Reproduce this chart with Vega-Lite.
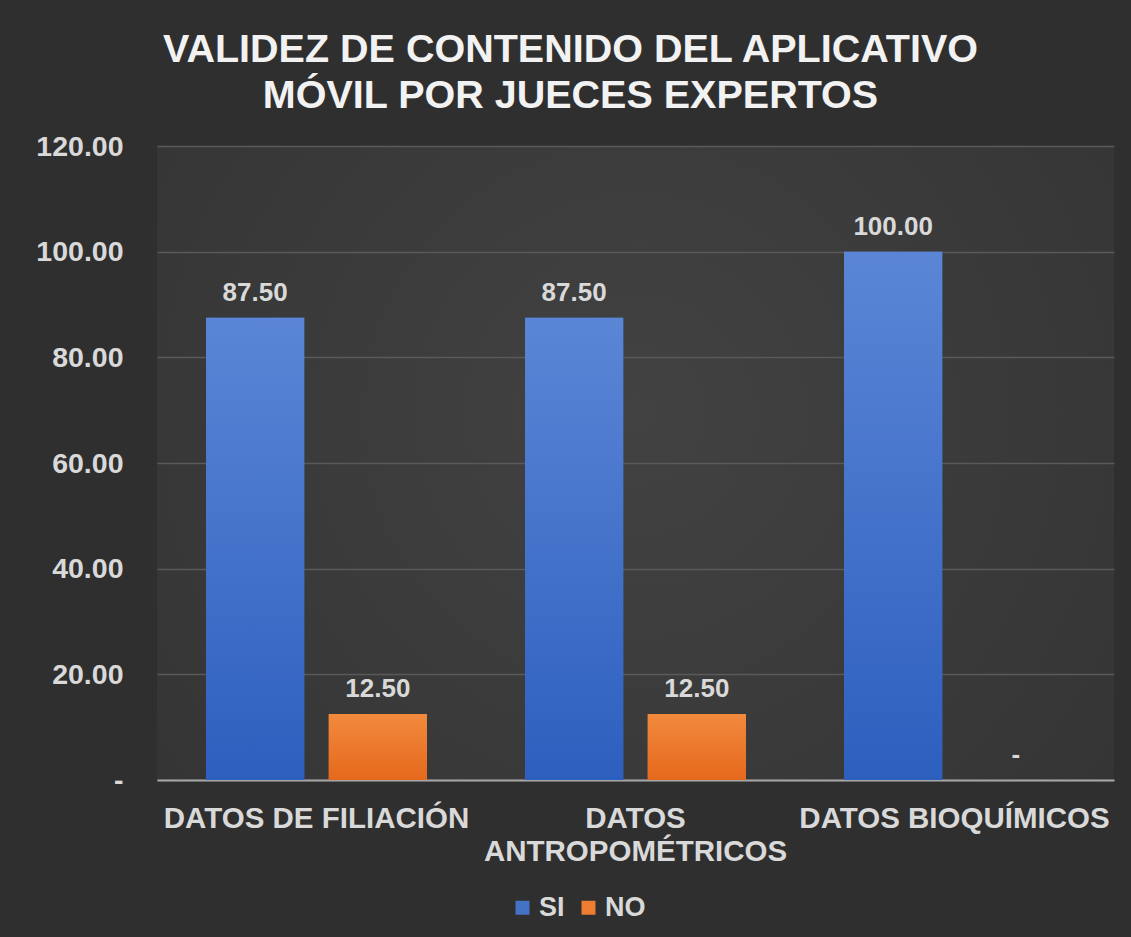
{
  "$schema": "https://vega.github.io/schema/vega-lite/v6.json",
  "autosize": {"type": "none"},
  "width": 957,
  "height": 634,
  "padding": {"left": 157, "top": 146, "right": 17, "bottom": 157},
  "background": "#2f2f2f",
  "config": {
    "font": "Liberation Sans",
    "view": {"stroke": null, "fill": {"gradient": "radial", "x1": 0.5, "y1": 0.45, "r1": 0, "x2": 0.5, "y2": 0.45, "r2": 0.75, "stops": [{"offset": 0, "color": "#424242"}, {"offset": 1, "color": "#323232"}]}}
  },
  "title": {
    "text": ["VALIDEZ DE CONTENIDO DEL APLICATIVO", "MÓVIL POR JUECES EXPERTOS"],
    "anchor": "middle",
    "frame": "group",
    "dx": -65,
    "offset": 16,
    "fontSize": 39.5,
    "lineHeight": 46,
    "fontWeight": "bold",
    "color": "#f2f2f2",
    "font": "Liberation Sans"
  },
  "data": {
    "values": [
      {"categoria": "DATOS DE FILIACIÓN", "serie": "SI", "valor": 87.5},
      {"categoria": "DATOS DE FILIACIÓN", "serie": "NO", "valor": 12.5},
      {"categoria": "DATOS ANTROPOMÉTRICOS", "serie": "SI", "valor": 87.5},
      {"categoria": "DATOS ANTROPOMÉTRICOS", "serie": "NO", "valor": 12.5},
      {"categoria": "DATOS BIOQUÍMICOS", "serie": "SI", "valor": 100},
      {"categoria": "DATOS BIOQUÍMICOS", "serie": "NO", "valor": 0}
    ]
  },
  "encoding": {
    "x": {
      "field": "categoria",
      "type": "nominal",
      "scale": {"domain": ["DATOS DE FILIACIÓN", "DATOS ANTROPOMÉTRICOS", "DATOS BIOQUÍMICOS"], "paddingInner": 0, "paddingOuter": 0},
      "axis": {
        "title": null,
        "labelAngle": 0,
        "labelExpr": "datum.value == 'DATOS ANTROPOMÉTRICOS' ? ['DATOS', 'ANTROPOMÉTRICOS'] : datum.value",
        "labelFontSize": 29.5,
        "labelFontWeight": "bold",
        "labelColor": "#d9d9d9",
        "labelLineHeight": 33,
        "labelPadding": 24,
        "labelLimit": 400,
        "ticks": false,
        "domain": true,
        "domainColor": "#a6a6a6",
        "domainWidth": 2,
        "grid": false
      }
    },
    "xOffset": {"field": "serie", "type": "nominal", "scale": {"domain": ["SI", "NO"], "paddingInner": 0.2, "paddingOuter": 0.4}},
    "y": {
      "field": "valor",
      "type": "quantitative",
      "scale": {"domain": [0, 120], "nice": false},
      "axis": {
        "title": null,
        "values": [0, 20, 40, 60, 80, 100, 120],
        "labelExpr": "datum.value == 0 ? '-' : format(datum.value, '.2f')",
        "labelFontSize": 28.5,
        "labelFontWeight": "bold",
        "labelColor": "#d9d9d9",
        "labelPadding": 34,
        "ticks": false,
        "domain": false,
        "grid": true,
        "gridColor": "#5a5a5a",
        "gridWidth": 1.5,
        "encode": {"labels": {"update": {"dx": {"signal": "datum.value == 0 ? -16 : 0"}}}}
      }
    }
  },
  "layer": [
    {
      "mark": {"type": "bar"},
      "encoding": {
        "color": {
          "field": "serie",
          "type": "nominal",
          "scale": {"domain": ["SI", "NO"], "range": ["#4472c4", "#ed7d31"]},
          "legend": {
            "title": null,
            "orient": "none",
            "direction": "horizontal",
            "legendX": 352,
            "legendY": 748,
            "padding": 0,
            "symbolType": "square",
            "symbolSize": 196,
            "symbolStrokeWidth": 0,
            "labelFontSize": 27,
            "labelFontWeight": "bold",
            "labelColor": "#d9d9d9",
            "labelOffset": 3,
            "columnPadding": 10
          }
        }
      }
    },
    {
      "transform": [{"filter": "datum.serie == 'SI'"}],
      "mark": {"type": "bar", "fill": {"gradient": "linear", "x1": 0, "y1": 0, "x2": 0, "y2": 1, "stops": [{"offset": 0, "color": "#5b86d6"}, {"offset": 1, "color": "#2d5fbf"}]}}
    },
    {
      "transform": [{"filter": "datum.serie == 'NO'"}],
      "mark": {"type": "bar", "fill": {"gradient": "linear", "x1": 0, "y1": 0, "x2": 0, "y2": 1, "stops": [{"offset": 0, "color": "#f28a3e"}, {"offset": 1, "color": "#e5691c"}]}}
    },
    {
      "mark": {"type": "text", "baseline": "alphabetic", "dy": -17, "fontSize": 26, "fontWeight": "bold", "color": "#d9d9d9"},
      "encoding": {
        "text": {"condition": {"test": "datum.valor == 0", "value": "-"}, "field": "valor", "type": "quantitative", "format": ".2f"}
      }
    }
  ]
}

※

### INSTRUCTIONS FOR THE TASK
Except for the pictures, reproduce every line exactly.

### IN RESPONSE
Reproduce this chart with Vega-Lite.
{
  "$schema": "https://vega.github.io/schema/vega-lite/v6.json",
  "autosize": {"type": "none"},
  "width": 957,
  "height": 634,
  "padding": {"left": 157, "top": 146, "right": 17, "bottom": 157},
  "background": "#2f2f2f",
  "config": {
    "font": "Liberation Sans",
    "view": {"stroke": null, "fill": {"gradient": "radial", "x1": 0.5, "y1": 0.45, "r1": 0, "x2": 0.5, "y2": 0.45, "r2": 0.75, "stops": [{"offset": 0, "color": "#424242"}, {"offset": 1, "color": "#323232"}]}}
  },
  "title": {
    "text": ["VALIDEZ DE CONTENIDO DEL APLICATIVO", "MÓVIL POR JUECES EXPERTOS"],
    "anchor": "middle",
    "frame": "group",
    "dx": -65,
    "offset": 16,
    "fontSize": 39.5,
    "lineHeight": 46,
    "fontWeight": "bold",
    "color": "#f2f2f2",
    "font": "Liberation Sans"
  },
  "data": {
    "values": [
      {"categoria": "DATOS DE FILIACIÓN", "serie": "SI", "valor": 87.5},
      {"categoria": "DATOS DE FILIACIÓN", "serie": "NO", "valor": 12.5},
      {"categoria": "DATOS ANTROPOMÉTRICOS", "serie": "SI", "valor": 87.5},
      {"categoria": "DATOS ANTROPOMÉTRICOS", "serie": "NO", "valor": 12.5},
      {"categoria": "DATOS BIOQUÍMICOS", "serie": "SI", "valor": 100},
      {"categoria": "DATOS BIOQUÍMICOS", "serie": "NO", "valor": 0}
    ]
  },
  "encoding": {
    "x": {
      "field": "categoria",
      "type": "nominal",
      "scale": {"domain": ["DATOS DE FILIACIÓN", "DATOS ANTROPOMÉTRICOS", "DATOS BIOQUÍMICOS"], "paddingInner": 0, "paddingOuter": 0},
      "axis": {
        "title": null,
        "labelAngle": 0,
        "labelExpr": "datum.value == 'DATOS ANTROPOMÉTRICOS' ? ['DATOS', 'ANTROPOMÉTRICOS'] : datum.value",
        "labelFontSize": 29.5,
        "labelFontWeight": "bold",
        "labelColor": "#d9d9d9",
        "labelLineHeight": 33,
        "labelPadding": 24,
        "labelLimit": 400,
        "ticks": false,
        "domain": true,
        "domainColor": "#a6a6a6",
        "domainWidth": 2,
        "grid": false
      }
    },
    "xOffset": {"field": "serie", "type": "nominal", "scale": {"domain": ["SI", "NO"], "paddingInner": 0.2, "paddingOuter": 0.4}},
    "y": {
      "field": "valor",
      "type": "quantitative",
      "scale": {"domain": [0, 120], "nice": false},
      "axis": {
        "title": null,
        "values": [0, 20, 40, 60, 80, 100, 120],
        "labelExpr": "datum.value == 0 ? '-' : format(datum.value, '.2f')",
        "labelFontSize": 28.5,
        "labelFontWeight": "bold",
        "labelColor": "#d9d9d9",
        "labelPadding": 34,
        "ticks": false,
        "domain": false,
        "grid": true,
        "gridColor": "#5a5a5a",
        "gridWidth": 1.5,
        "encode": {"labels": {"update": {"dx": {"signal": "datum.value == 0 ? -16 : 0"}}}}
      }
    }
  },
  "layer": [
    {
      "mark": {"type": "bar"},
      "encoding": {
        "color": {
          "field": "serie",
          "type": "nominal",
          "scale": {"domain": ["SI", "NO"], "range": ["#4472c4", "#ed7d31"]},
          "legend": {
            "title": null,
            "orient": "none",
            "direction": "horizontal",
            "legendX": 352,
            "legendY": 748,
            "padding": 0,
            "symbolType": "square",
            "symbolSize": 196,
            "symbolStrokeWidth": 0,
            "labelFontSize": 27,
            "labelFontWeight": "bold",
            "labelColor": "#d9d9d9",
            "labelOffset": 3,
            "columnPadding": 10
          }
        }
      }
    },
    {
      "transform": [{"filter": "datum.serie == 'SI'"}],
      "mark": {"type": "bar", "fill": {"gradient": "linear", "x1": 0, "y1": 0, "x2": 0, "y2": 1, "stops": [{"offset": 0, "color": "#5b86d6"}, {"offset": 1, "color": "#2d5fbf"}]}}
    },
    {
      "transform": [{"filter": "datum.serie == 'NO'"}],
      "mark": {"type": "bar", "fill": {"gradient": "linear", "x1": 0, "y1": 0, "x2": 0, "y2": 1, "stops": [{"offset": 0, "color": "#f28a3e"}, {"offset": 1, "color": "#e5691c"}]}}
    },
    {
      "mark": {"type": "text", "baseline": "alphabetic", "dy": -17, "fontSize": 26, "fontWeight": "bold", "color": "#d9d9d9"},
      "encoding": {
        "text": {"condition": {"test": "datum.valor == 0", "value": "-"}, "field": "valor", "type": "quantitative", "format": ".2f"}
      }
    }
  ]
}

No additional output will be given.